» **Aim**:
Show each line from the listing that includes the word "matplotlib".

» **Collected material**:
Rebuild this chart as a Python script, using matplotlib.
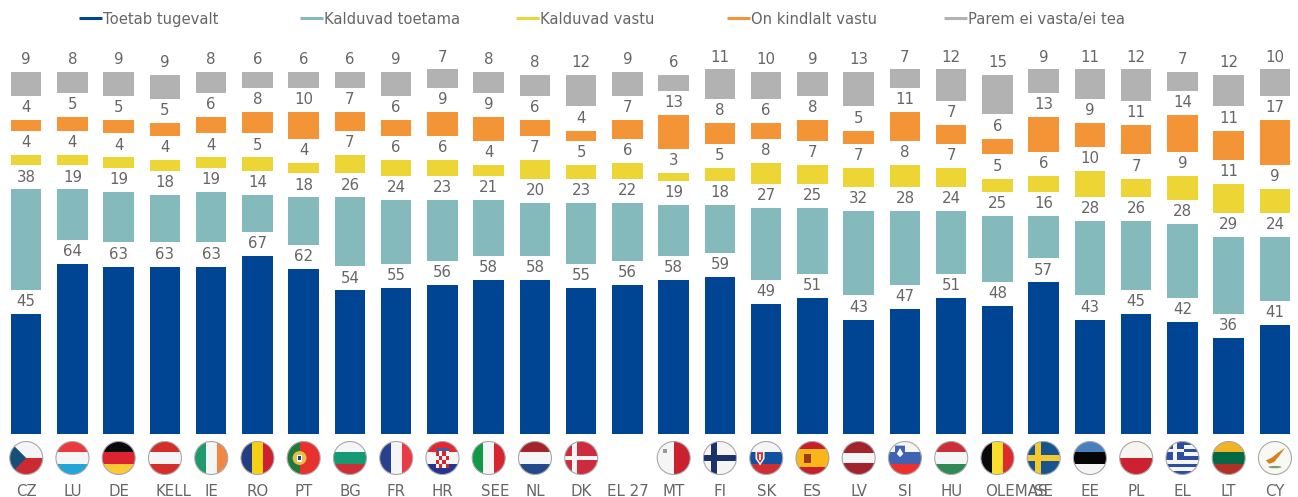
#!/usr/bin/env python3
import matplotlib
matplotlib.use('Agg')
import matplotlib.pyplot as plt
import numpy as np
from matplotlib.lines import Line2D
from matplotlib.patches import Circle, Rectangle, Polygon, Ellipse
from matplotlib.transforms import ScaledTranslation

# %% Data
countries = ['CZ', 'LU', 'DE', 'KELL', 'IE', 'RO', 'PT', 'BG', 'FR', 'HR', 'SEE', 'NL', 'DK', 'EL 27',
             'MT', 'FI', 'SK', 'ES', 'LV', 'SI', 'HU', 'OLEMAS', 'SE', 'EE', 'PL', 'EL', 'LT', 'CY']
flag_codes = ['CZ', 'LU', 'DE', 'AT', 'IE', 'RO', 'PT', 'BG', 'FR', 'HR', 'IT', 'NL', 'DK', None,
              'MT', 'FI', 'SK', 'ES', 'LV', 'SI', 'HU', 'BE', 'SE', 'EE', 'PL', 'GR', 'LT', 'CY']

series_names = ['Toetab tugevalt', 'Kalduvad toetama', 'Kalduvad vastu', 'On kindlalt vastu', 'Parem ei vasta/ei tea']
strong_for = [45, 64, 63, 63, 63, 67, 62, 54, 55, 56, 58, 58, 55, 56, 58, 59, 49, 51, 43, 47, 51, 48, 57, 43, 45, 42, 36, 41]
tend_for = [38, 19, 19, 18, 19, 14, 18, 26, 24, 23, 21, 20, 23, 22, 19, 18, 27, 25, 32, 28, 24, 25, 16, 28, 26, 28, 29, 24]
tend_against = [4, 4, 4, 4, 4, 5, 4, 7, 6, 6, 4, 7, 5, 6, 3, 5, 8, 7, 7, 8, 7, 5, 6, 10, 7, 9, 11, 9]
strong_against = [4, 5, 5, 5, 6, 8, 10, 7, 6, 9, 9, 6, 4, 7, 13, 8, 6, 8, 5, 11, 7, 6, 13, 9, 11, 14, 11, 17]
dont_know = [9, 8, 9, 9, 8, 6, 6, 6, 9, 7, 8, 8, 12, 9, 6, 11, 10, 9, 13, 7, 12, 15, 9, 11, 12, 7, 12, 10]

colors = ['#004494', '#84BABB', '#EDD536', '#F39537', '#B2B2B2']
legend_px = [79, 300, 516, 727, 944]
# the three translated labels sit off centre in the original
label_shift_px = {'KELL': 9, 'SEE': 7, 'OLEMAS': 19}

W, H = 1298, 497
TEXT = '#666666'
GAP = 9.1  # empty space between the stacked segments
PX_PER_UNIT = 2.65
BASE_PX = 433.5

plt.rcParams['font.family'] = ['DejaVu Sans']

# %% Bars
fig = plt.figure(figsize=(W / 100, H / 100), dpi=100)
ax = fig.add_axes([0, (H - BASE_PX) / H, 1, BASE_PX / H])
x = np.arange(len(countries))
ax.set_xlim(-26.2 / 46.25, (W - 26.2) / 46.25)
ax.set_ylim(0, BASE_PX / PX_PER_UNIT)

bottom = np.zeros(len(countries))
all_series = [strong_for, tend_for, tend_against, strong_against, dont_know]
for values, color in zip(all_series, colors):
    bars = ax.bar(x, values, width=30.5 / 46.25, bottom=bottom, color=color)
    ax.bar_label(bars, labels=[str(v) for v in values], padding=3.5, color=TEXT, fontsize=10.8)
    bottom = bottom + np.array(values) + GAP

ax.set_xticks(x, countries, color=TEXT, fontsize=10.8)
ax.tick_params(axis='x', length=0, pad=36)
ax.set_yticks([])
for s in ax.spines.values():
    s.set_visible(False)
ax.patch.set_alpha(0)
for lab in ax.get_xticklabels():
    shift = label_shift_px.get(lab.get_text(), 0)
    lab.set_transform(lab.get_transform() + ScaledTranslation(shift / 100, 0, fig.dpi_scale_trans))

# %% Legend
for px, name, color in zip(legend_px, series_names, colors):
    fig.add_artist(Line2D([px / W, (px + 23) / W], [1 - 18 / H] * 2, color=color, lw=2.2,
                          solid_capstyle='butt'))
    fig.text((px + 24) / W, 1 - 18 / H, name, color=TEXT, fontsize=10.6, va='center_baseline')


# %% Flags
def hbands(a, cols):
    n = len(cols)
    for k, c in enumerate(cols):
        a.add_patch(Rectangle((-1, 1 - 2 * (k + 1) / n), 2, 2 / n, color=c, lw=0))


def vbands(a, cols):
    n = len(cols)
    for k, c in enumerate(cols):
        a.add_patch(Rectangle((-1 + 2 * k / n, -1), 2 / n, 2, color=c, lw=0))


def nordic(a, bg, cross, cx=-0.35, w=0.3):
    a.add_patch(Rectangle((-1, -1), 2, 2, color=bg, lw=0))
    a.add_patch(Rectangle((cx - w / 2, -1), w, 2, color=cross, lw=0))
    a.add_patch(Rectangle((-1, -w / 2), 2, w, color=cross, lw=0))


def draw_flag(a, code):
    if code == 'CZ':
        hbands(a, ['#F5F5F5', '#CB2A33'])
        a.add_patch(Polygon([(-1, 1), (0, 0), (-1, -1)], color='#14507A', lw=0))
    elif code == 'LU':
        hbands(a, ['#EA3A3F', '#F5F5F5', '#22A5D8'])
    elif code == 'DE':
        hbands(a, ['#0A0A0A', '#DB2430', '#FBC933'])
    elif code == 'AT':
        hbands(a, ['#D42E2A', '#F5F5F5', '#D42E2A'])
    elif code == 'IE':
        vbands(a, ['#1E9A6C', '#F5F5F5', '#F28744'])
    elif code == 'RO':
        vbands(a, ['#233E82', '#F6D013', '#CE2030'])
    elif code == 'PT':
        a.add_patch(Rectangle((-1, -1), 2, 2, color='#E8302E', lw=0))
        a.add_patch(Rectangle((-1, -1), 0.75, 2, color='#1F7A3A', lw=0))
        a.add_patch(Circle((-0.25, 0), 0.42, color='#E5C14A', lw=0))
        a.add_patch(Rectangle((-0.42, -0.22), 0.34, 0.42, color='#F5F5F5', lw=0))
        a.add_patch(Rectangle((-0.32, -0.12), 0.14, 0.22, color='#1F3E8A', lw=0))
    elif code == 'BG':
        hbands(a, ['#F5F5F5', '#159A75', '#CE2E35'])
    elif code == 'FR':
        vbands(a, ['#27408F', '#F5F5F5', '#EA3A46'])
    elif code == 'HR':
        hbands(a, ['#E5282E', '#F5F5F5', '#24348F'])
        a.add_patch(Rectangle((-0.42, -0.6), 0.84, 1.0, color='#F5F5F5', lw=0))
        for r in range(4):
            for c in range(4):
                if (r + c) % 2 == 0:
                    a.add_patch(Rectangle((-0.42 + c * 0.21, 0.15 - r * 0.25), 0.21, 0.25,
                                          color='#D9242C', lw=0))
        a.add_patch(Rectangle((-0.42, 0.4), 0.84, 0.2, color='#3A62A8', lw=0))
    elif code == 'IT':
        vbands(a, ['#109A48', '#F5F5F5', '#D7252F'])
    elif code == 'NL':
        hbands(a, ['#A5242C', '#F5F5F5', '#23488C'])
    elif code == 'DK':
        nordic(a, '#CF2B3E', '#F5F5F5', cx=-0.4, w=0.28)
    elif code == 'MT':
        vbands(a, ['#F5F5F5', '#CB2030'])
        a.add_patch(Rectangle((-0.65, 0.3), 0.25, 0.25, color='#999999', lw=0))
    elif code == 'FI':
        nordic(a, '#F5F5F5', '#1C3168', cx=-0.35, w=0.36)
    elif code == 'SK':
        hbands(a, ['#F5F5F5', '#10529F', '#CF2E33'])
        a.add_patch(Polygon([(-0.65, 0.45), (-0.1, 0.45), (-0.1, -0.05), (-0.37, -0.45), (-0.65, -0.05)],
                            color='#F5F5F5', lw=0))
        a.add_patch(Polygon([(-0.55, 0.35), (-0.2, 0.35), (-0.2, -0.03), (-0.37, -0.3), (-0.55, -0.03)],
                            color='#D9282C', lw=0))
        a.add_patch(Rectangle((-0.41, -0.15), 0.08, 0.42, color='#F5F5F5', lw=0))
    elif code == 'ES':
        a.add_patch(Rectangle((-1, -1), 2, 2, color='#C8202B', lw=0))
        a.add_patch(Rectangle((-1, -0.52), 2, 1.04, color='#F7B61A', lw=0))
        a.add_patch(Rectangle((-0.5, -0.3), 0.4, 0.55, color='#9C3A1A', lw=0))
    elif code == 'LV':
        a.add_patch(Rectangle((-1, -1), 2, 2, color='#A1232E', lw=0))
        a.add_patch(Rectangle((-1, -0.3), 2, 0.6, color='#F5F5F5', lw=0))
    elif code == 'SI':
        hbands(a, ['#F5F5F5', '#3F63B0', '#EC2F2F'])
        a.add_patch(Polygon([(-0.6, 0.75), (0, 0.75), (0, 0.25), (-0.3, -0.1), (-0.6, 0.25)], color='#3F63B0', lw=0))
        a.add_patch(Polygon([(-0.5, 0.25), (-0.3, 0.6), (-0.1, 0.25), (-0.3, 0.05)], color='#F5F5F5', lw=0))
    elif code == 'HU':
        hbands(a, ['#CC2E3A', '#F5F5F5', '#2F8A55'])
    elif code == 'BE':
        vbands(a, ['#0A0A0A', '#FBDD2B', '#DF2A2E'])
    elif code == 'SE':
        nordic(a, '#17548F', '#F3C92E', cx=-0.35, w=0.36)
    elif code == 'EE':
        hbands(a, ['#4780BD', '#050505', '#F5F5F5'])
    elif code == 'PL':
        hbands(a, ['#F7F5F2', '#CD2130'])
    elif code == 'GR':
        n = 9
        hbands(a, ['#2D4EA0' if k % 2 == 0 else '#F5F5F5' for k in range(n)])
        a.add_patch(Rectangle((-1, 1 - 10 / n), 1.1, 10 / n, color='#2D4EA0', lw=0))
        a.add_patch(Rectangle((-0.58, 1 - 10 / n), 0.26, 10 / n, color='#F5F5F5', lw=0))
        a.add_patch(Rectangle((-1, 1 - 6 / n), 1.1, 2 / n, color='#F5F5F5', lw=0))
    elif code == 'LT':
        hbands(a, ['#F2B324', '#046A45', '#B23028'])
    elif code == 'CY':
        a.add_patch(Rectangle((-1, -1), 2, 2, color='#F8F8F5', lw=0))
        a.add_patch(Polygon([(-0.55, -0.15), (-0.15, 0.05), (0.15, 0.3), (0.62, 0.62), (0.2, 0.05),
                             (-0.05, -0.25), (-0.35, -0.35)], color='#D9801E', lw=0))
        a.add_patch(Ellipse((0, -0.55), 0.8, 0.14, color='#7E9B72', lw=0))


FLAG_R = 16.5
FLAG_Y = 458
fig.canvas.draw()
for pos, code in zip(x, flag_codes):
    if code is None:
        continue
    cx = ax.transData.transform((pos, 0))[0]
    a = fig.add_axes([(cx - FLAG_R - 1) / W, 1 - (FLAG_Y + FLAG_R + 1) / H,
                      (2 * FLAG_R + 2) / W, (2 * FLAG_R + 2) / H])
    a.set_xlim(-1.06, 1.06)
    a.set_ylim(-1.06, 1.06)
    a.axis('off')
    draw_flag(a, code)
    clip = Circle((0, 0), 1, transform=a.transData)
    for p in list(a.patches):
        p.set_clip_path(clip)
    a.add_patch(Circle((0, 0), 1, fill=False, ec='#A8A8A8', lw=0.8))

fig.savefig('out.png', dpi=100)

» **Answer for this exercise**:
Rebuild this chart as a Python script, using matplotlib.
import matplotlib
matplotlib.use('Agg')
import matplotlib.pyplot as plt
from matplotlib.lines import Line2D
from matplotlib.patches import Circle, Rectangle, Polygon, Ellipse
from matplotlib.transforms import ScaledTranslation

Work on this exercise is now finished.